• [Task description] Without the pictures, output the lines of the material from the very first through the one that holds "-- (v2.south west);".

• [Extracted information]
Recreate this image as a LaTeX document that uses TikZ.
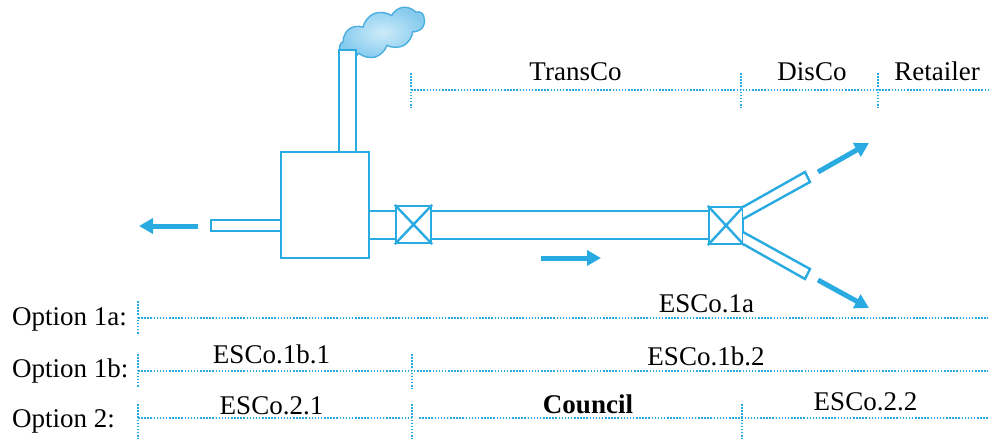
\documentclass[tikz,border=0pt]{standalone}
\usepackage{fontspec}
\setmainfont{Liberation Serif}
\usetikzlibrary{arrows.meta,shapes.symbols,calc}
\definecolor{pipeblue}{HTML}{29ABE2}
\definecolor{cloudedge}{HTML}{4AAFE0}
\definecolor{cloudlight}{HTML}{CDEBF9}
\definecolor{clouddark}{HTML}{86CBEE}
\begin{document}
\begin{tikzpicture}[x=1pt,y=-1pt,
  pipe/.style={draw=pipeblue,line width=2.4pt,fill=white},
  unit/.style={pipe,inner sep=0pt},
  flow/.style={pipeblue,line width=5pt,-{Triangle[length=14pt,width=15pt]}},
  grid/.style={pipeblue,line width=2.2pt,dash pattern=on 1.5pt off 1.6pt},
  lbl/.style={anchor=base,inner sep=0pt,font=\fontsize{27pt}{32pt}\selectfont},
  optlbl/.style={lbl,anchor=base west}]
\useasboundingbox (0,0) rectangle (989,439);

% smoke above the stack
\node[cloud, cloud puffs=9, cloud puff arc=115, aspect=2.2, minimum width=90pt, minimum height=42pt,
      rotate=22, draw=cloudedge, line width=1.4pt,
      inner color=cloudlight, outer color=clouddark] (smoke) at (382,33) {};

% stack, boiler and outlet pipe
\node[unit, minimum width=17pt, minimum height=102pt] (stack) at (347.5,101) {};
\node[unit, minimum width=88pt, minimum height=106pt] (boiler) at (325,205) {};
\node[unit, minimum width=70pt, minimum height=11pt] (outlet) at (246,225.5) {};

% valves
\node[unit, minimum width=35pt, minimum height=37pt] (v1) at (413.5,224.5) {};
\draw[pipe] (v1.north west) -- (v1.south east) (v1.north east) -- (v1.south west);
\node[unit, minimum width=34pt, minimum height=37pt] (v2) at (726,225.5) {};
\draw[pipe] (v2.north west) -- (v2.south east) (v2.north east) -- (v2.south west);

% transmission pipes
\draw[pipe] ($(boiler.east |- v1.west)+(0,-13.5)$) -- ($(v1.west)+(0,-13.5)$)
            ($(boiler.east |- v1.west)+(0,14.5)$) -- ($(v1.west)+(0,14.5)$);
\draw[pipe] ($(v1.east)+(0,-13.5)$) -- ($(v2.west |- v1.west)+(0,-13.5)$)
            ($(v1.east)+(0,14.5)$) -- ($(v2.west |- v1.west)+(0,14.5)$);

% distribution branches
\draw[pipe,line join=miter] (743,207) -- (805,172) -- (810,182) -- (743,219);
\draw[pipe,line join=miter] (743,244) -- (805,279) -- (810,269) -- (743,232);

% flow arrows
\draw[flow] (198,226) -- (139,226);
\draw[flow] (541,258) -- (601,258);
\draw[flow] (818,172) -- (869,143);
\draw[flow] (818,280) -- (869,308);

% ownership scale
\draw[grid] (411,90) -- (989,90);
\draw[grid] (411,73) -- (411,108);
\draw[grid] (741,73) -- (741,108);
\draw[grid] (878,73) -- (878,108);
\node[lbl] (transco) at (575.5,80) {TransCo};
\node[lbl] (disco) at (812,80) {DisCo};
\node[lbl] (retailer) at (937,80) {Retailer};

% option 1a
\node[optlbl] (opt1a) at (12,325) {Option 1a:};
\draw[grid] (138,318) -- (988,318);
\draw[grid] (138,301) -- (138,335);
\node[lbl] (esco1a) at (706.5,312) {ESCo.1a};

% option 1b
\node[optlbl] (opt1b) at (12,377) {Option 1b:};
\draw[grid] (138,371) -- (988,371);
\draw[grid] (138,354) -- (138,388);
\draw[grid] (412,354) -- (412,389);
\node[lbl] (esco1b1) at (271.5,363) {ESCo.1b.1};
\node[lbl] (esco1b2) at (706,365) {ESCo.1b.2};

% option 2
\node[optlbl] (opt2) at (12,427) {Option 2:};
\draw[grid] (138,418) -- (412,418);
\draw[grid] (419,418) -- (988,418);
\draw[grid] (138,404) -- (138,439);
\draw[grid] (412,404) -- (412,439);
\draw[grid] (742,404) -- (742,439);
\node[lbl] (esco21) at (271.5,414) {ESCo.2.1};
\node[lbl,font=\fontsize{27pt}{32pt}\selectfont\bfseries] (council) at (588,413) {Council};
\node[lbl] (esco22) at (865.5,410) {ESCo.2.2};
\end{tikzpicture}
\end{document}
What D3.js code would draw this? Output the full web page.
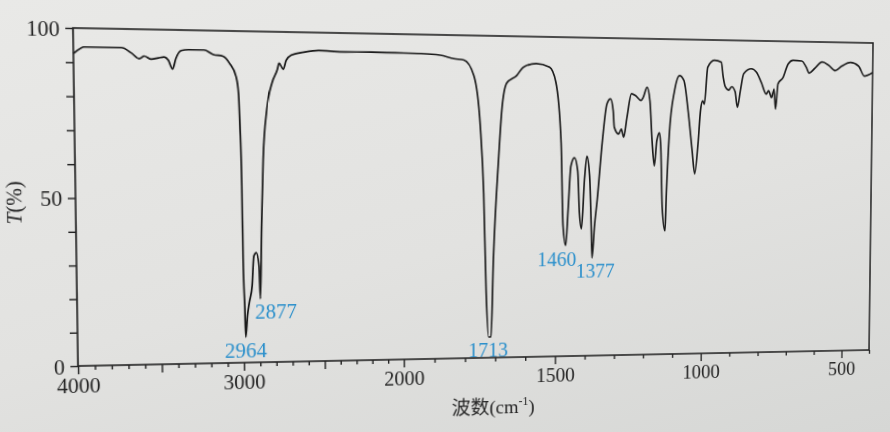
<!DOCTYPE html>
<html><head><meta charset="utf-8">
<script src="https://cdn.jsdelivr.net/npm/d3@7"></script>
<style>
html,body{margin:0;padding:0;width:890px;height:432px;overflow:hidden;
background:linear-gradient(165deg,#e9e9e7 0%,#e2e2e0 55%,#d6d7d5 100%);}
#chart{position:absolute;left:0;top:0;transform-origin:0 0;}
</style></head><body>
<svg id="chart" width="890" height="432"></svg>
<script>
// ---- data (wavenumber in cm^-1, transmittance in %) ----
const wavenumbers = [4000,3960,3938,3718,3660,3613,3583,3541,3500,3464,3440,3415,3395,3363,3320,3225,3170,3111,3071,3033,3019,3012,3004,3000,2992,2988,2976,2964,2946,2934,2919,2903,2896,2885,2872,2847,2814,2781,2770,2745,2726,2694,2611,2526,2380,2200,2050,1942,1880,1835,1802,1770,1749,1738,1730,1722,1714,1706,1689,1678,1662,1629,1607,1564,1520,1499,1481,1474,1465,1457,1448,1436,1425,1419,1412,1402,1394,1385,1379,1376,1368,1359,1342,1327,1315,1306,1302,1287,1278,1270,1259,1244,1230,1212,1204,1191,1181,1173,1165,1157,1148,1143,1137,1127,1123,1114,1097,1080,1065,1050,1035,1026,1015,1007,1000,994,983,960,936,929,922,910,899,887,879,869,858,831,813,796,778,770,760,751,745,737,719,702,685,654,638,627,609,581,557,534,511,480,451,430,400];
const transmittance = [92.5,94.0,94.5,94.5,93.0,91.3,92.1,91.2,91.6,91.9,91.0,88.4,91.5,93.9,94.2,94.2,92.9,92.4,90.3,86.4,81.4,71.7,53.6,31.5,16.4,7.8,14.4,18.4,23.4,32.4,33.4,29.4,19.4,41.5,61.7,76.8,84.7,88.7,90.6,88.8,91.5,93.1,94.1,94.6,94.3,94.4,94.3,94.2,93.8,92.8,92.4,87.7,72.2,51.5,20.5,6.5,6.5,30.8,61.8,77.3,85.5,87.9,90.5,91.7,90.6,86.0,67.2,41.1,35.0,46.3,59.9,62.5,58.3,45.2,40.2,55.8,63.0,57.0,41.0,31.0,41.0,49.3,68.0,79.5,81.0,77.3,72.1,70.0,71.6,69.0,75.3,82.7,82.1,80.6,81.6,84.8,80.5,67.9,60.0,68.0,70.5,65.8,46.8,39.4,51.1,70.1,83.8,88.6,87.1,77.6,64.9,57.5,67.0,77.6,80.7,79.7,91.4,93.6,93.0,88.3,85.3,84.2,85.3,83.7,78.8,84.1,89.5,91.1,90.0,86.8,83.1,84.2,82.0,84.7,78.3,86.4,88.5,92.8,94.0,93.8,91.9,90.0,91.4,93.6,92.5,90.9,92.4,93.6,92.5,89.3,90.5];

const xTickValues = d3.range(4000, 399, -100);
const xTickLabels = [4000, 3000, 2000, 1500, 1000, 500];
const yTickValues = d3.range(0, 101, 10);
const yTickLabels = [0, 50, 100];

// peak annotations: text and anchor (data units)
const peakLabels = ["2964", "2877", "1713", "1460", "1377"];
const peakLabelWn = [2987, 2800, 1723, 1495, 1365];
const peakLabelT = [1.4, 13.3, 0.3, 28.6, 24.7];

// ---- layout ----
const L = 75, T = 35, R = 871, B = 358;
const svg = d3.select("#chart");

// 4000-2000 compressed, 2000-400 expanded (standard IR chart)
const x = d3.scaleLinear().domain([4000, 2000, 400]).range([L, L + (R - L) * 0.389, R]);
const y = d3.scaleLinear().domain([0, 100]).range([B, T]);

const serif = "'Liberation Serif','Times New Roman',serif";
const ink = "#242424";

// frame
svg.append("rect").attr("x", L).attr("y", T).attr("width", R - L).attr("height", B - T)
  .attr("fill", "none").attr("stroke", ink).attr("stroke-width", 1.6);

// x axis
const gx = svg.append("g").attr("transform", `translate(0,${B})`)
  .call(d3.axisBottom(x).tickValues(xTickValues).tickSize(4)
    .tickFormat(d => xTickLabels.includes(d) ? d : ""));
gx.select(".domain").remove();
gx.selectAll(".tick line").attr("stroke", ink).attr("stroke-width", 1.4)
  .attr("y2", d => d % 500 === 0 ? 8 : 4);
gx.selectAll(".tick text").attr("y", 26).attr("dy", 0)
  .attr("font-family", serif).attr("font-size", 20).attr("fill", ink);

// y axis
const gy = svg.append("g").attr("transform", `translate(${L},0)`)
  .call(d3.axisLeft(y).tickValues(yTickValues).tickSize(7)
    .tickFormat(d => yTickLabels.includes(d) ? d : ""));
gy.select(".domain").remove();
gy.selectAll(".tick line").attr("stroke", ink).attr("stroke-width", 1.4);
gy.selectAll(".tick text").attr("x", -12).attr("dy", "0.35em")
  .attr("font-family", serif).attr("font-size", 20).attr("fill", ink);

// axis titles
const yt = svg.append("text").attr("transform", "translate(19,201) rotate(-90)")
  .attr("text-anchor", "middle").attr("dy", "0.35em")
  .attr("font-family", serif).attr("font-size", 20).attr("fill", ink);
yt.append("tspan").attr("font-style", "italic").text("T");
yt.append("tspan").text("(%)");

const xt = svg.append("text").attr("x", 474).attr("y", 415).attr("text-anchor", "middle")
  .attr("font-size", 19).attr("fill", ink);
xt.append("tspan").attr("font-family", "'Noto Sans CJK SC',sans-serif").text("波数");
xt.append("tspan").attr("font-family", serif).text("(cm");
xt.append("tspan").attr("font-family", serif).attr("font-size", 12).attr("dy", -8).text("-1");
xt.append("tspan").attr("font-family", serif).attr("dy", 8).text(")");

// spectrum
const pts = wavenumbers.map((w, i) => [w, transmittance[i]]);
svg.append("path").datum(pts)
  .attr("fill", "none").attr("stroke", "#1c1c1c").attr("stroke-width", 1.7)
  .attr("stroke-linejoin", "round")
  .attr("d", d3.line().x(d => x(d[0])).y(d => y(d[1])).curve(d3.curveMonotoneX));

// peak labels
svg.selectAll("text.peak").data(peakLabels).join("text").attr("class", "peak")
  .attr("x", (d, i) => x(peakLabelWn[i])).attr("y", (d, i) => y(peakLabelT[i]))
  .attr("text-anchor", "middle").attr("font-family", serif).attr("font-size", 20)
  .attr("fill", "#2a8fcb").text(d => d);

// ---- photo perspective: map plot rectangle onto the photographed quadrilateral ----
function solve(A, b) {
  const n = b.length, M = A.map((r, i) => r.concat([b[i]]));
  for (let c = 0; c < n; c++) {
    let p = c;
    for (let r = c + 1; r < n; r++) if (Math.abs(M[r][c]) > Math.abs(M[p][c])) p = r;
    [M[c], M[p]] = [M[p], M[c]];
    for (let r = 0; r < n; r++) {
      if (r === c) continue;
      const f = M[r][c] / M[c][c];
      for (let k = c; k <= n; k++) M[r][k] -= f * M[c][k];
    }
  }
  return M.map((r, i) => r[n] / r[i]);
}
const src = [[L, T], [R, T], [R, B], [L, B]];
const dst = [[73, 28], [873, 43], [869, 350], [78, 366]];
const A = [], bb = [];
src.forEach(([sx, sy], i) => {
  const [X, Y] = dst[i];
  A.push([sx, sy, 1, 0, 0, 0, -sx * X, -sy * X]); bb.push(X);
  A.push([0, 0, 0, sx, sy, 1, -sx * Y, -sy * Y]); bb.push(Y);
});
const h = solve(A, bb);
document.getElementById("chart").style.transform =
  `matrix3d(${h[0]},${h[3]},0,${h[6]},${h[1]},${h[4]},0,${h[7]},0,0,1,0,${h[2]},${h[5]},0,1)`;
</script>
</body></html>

• [Worked solution]
Recreate this image as a LaTeX document that uses TikZ.
\documentclass[tikz,border=0pt]{standalone}
\usepackage{fontspec}
\setmainfont{Liberation Serif}
\usetikzlibrary{arrows.meta,shapes.symbols,calc}
\definecolor{pipeblue}{HTML}{29ABE2}
\definecolor{cloudedge}{HTML}{4AAFE0}
\definecolor{cloudlight}{HTML}{CDEBF9}
\definecolor{clouddark}{HTML}{86CBEE}
\begin{document}
\begin{tikzpicture}[x=1pt,y=-1pt,
  pipe/.style={draw=pipeblue,line width=2.4pt,fill=white},
  unit/.style={pipe,inner sep=0pt},
  flow/.style={pipeblue,line width=5pt,-{Triangle[length=14pt,width=15pt]}},
  grid/.style={pipeblue,line width=2.2pt,dash pattern=on 1.5pt off 1.6pt},
  lbl/.style={anchor=base,inner sep=0pt,font=\fontsize{27pt}{32pt}\selectfont},
  optlbl/.style={lbl,anchor=base west}]
\useasboundingbox (0,0) rectangle (989,439);

% smoke above the stack
\node[cloud, cloud puffs=9, cloud puff arc=115, aspect=2.2, minimum width=90pt, minimum height=42pt,
      rotate=22, draw=cloudedge, line width=1.4pt,
      inner color=cloudlight, outer color=clouddark] (smoke) at (382,33) {};

% stack, boiler and outlet pipe
\node[unit, minimum width=17pt, minimum height=102pt] (stack) at (347.5,101) {};
\node[unit, minimum width=88pt, minimum height=106pt] (boiler) at (325,205) {};
\node[unit, minimum width=70pt, minimum height=11pt] (outlet) at (246,225.5) {};

% valves
\node[unit, minimum width=35pt, minimum height=37pt] (v1) at (413.5,224.5) {};
\draw[pipe] (v1.north west) -- (v1.south east) (v1.north east) -- (v1.south west);
\node[unit, minimum width=34pt, minimum height=37pt] (v2) at (726,225.5) {};
\draw[pipe] (v2.north west) -- (v2.south east) (v2.north east) -- (v2.south west);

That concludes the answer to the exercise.